## Start Information supplied
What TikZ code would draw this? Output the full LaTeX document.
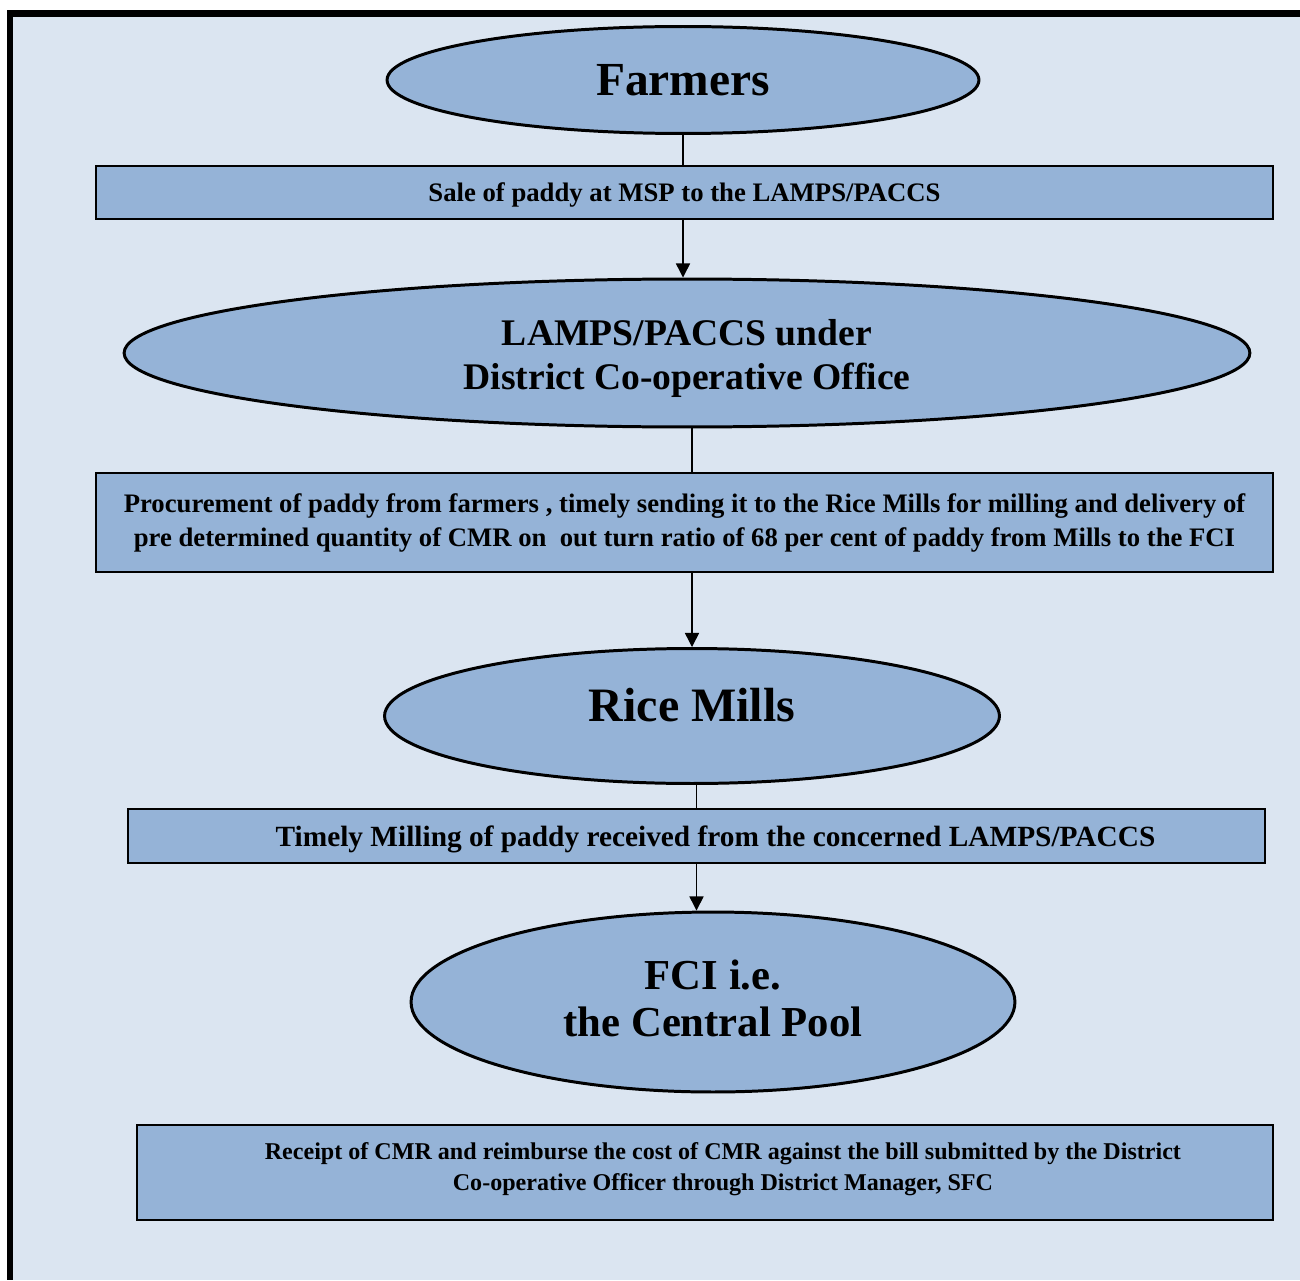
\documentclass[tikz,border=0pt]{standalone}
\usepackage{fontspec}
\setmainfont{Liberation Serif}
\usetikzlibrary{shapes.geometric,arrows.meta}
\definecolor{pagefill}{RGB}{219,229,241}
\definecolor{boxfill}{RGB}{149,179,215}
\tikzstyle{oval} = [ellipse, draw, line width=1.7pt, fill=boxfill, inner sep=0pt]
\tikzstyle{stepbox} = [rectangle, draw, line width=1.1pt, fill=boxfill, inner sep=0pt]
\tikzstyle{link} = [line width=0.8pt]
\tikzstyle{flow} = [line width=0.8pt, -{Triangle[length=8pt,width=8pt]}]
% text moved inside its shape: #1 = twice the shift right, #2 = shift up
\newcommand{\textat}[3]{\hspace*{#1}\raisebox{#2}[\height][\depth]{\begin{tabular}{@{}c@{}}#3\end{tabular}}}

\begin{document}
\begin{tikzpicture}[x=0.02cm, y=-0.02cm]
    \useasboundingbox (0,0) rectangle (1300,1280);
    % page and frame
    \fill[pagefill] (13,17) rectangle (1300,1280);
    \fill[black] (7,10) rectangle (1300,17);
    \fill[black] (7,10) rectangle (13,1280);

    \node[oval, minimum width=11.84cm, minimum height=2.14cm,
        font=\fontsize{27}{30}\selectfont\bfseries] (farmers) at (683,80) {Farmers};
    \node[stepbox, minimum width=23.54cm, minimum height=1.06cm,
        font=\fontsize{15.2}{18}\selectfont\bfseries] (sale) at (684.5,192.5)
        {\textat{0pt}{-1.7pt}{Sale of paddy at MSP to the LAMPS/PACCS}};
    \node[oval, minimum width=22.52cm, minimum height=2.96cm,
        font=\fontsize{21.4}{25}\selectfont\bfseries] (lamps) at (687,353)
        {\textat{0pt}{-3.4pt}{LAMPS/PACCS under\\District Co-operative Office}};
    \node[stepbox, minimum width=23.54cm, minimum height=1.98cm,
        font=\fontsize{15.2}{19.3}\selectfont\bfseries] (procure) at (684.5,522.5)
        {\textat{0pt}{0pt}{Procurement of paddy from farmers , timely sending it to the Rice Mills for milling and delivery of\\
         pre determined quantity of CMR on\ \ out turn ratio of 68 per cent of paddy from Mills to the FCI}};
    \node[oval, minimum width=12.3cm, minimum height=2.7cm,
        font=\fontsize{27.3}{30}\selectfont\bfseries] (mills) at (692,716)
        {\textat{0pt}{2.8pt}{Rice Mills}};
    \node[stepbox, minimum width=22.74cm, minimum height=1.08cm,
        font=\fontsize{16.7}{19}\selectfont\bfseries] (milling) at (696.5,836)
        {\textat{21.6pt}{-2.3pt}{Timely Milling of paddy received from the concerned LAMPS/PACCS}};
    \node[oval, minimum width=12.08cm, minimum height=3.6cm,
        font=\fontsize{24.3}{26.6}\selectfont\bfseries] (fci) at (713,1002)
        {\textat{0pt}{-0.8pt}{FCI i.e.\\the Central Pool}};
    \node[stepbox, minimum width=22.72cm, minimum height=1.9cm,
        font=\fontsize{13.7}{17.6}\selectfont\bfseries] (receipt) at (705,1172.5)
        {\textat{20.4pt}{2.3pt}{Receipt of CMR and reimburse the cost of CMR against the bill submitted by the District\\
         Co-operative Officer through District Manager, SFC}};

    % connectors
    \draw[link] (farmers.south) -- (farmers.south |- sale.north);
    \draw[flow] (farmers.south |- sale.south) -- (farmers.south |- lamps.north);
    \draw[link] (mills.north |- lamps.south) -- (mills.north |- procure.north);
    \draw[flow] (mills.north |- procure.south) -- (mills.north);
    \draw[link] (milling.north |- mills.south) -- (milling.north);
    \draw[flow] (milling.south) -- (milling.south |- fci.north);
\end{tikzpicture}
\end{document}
## End Information supplied
_What to produce_.
Only the lines from the start of the material through the line containing "(7,10) rectangle (13,1280);" should be transcribed. Pictures stay out.

_Solution_.
What TikZ code would draw this? Output the full LaTeX document.
\documentclass[tikz,border=0pt]{standalone}
\usepackage{fontspec}
\setmainfont{Liberation Serif}
\usetikzlibrary{shapes.geometric,arrows.meta}
\definecolor{pagefill}{RGB}{219,229,241}
\definecolor{boxfill}{RGB}{149,179,215}
\tikzstyle{oval} = [ellipse, draw, line width=1.7pt, fill=boxfill, inner sep=0pt]
\tikzstyle{stepbox} = [rectangle, draw, line width=1.1pt, fill=boxfill, inner sep=0pt]
\tikzstyle{link} = [line width=0.8pt]
\tikzstyle{flow} = [line width=0.8pt, -{Triangle[length=8pt,width=8pt]}]
% text moved inside its shape: #1 = twice the shift right, #2 = shift up
\newcommand{\textat}[3]{\hspace*{#1}\raisebox{#2}[\height][\depth]{\begin{tabular}{@{}c@{}}#3\end{tabular}}}

\begin{document}
\begin{tikzpicture}[x=0.02cm, y=-0.02cm]
    \useasboundingbox (0,0) rectangle (1300,1280);
    % page and frame
    \fill[pagefill] (13,17) rectangle (1300,1280);
    \fill[black] (7,10) rectangle (1300,17);
    \fill[black] (7,10) rectangle (13,1280);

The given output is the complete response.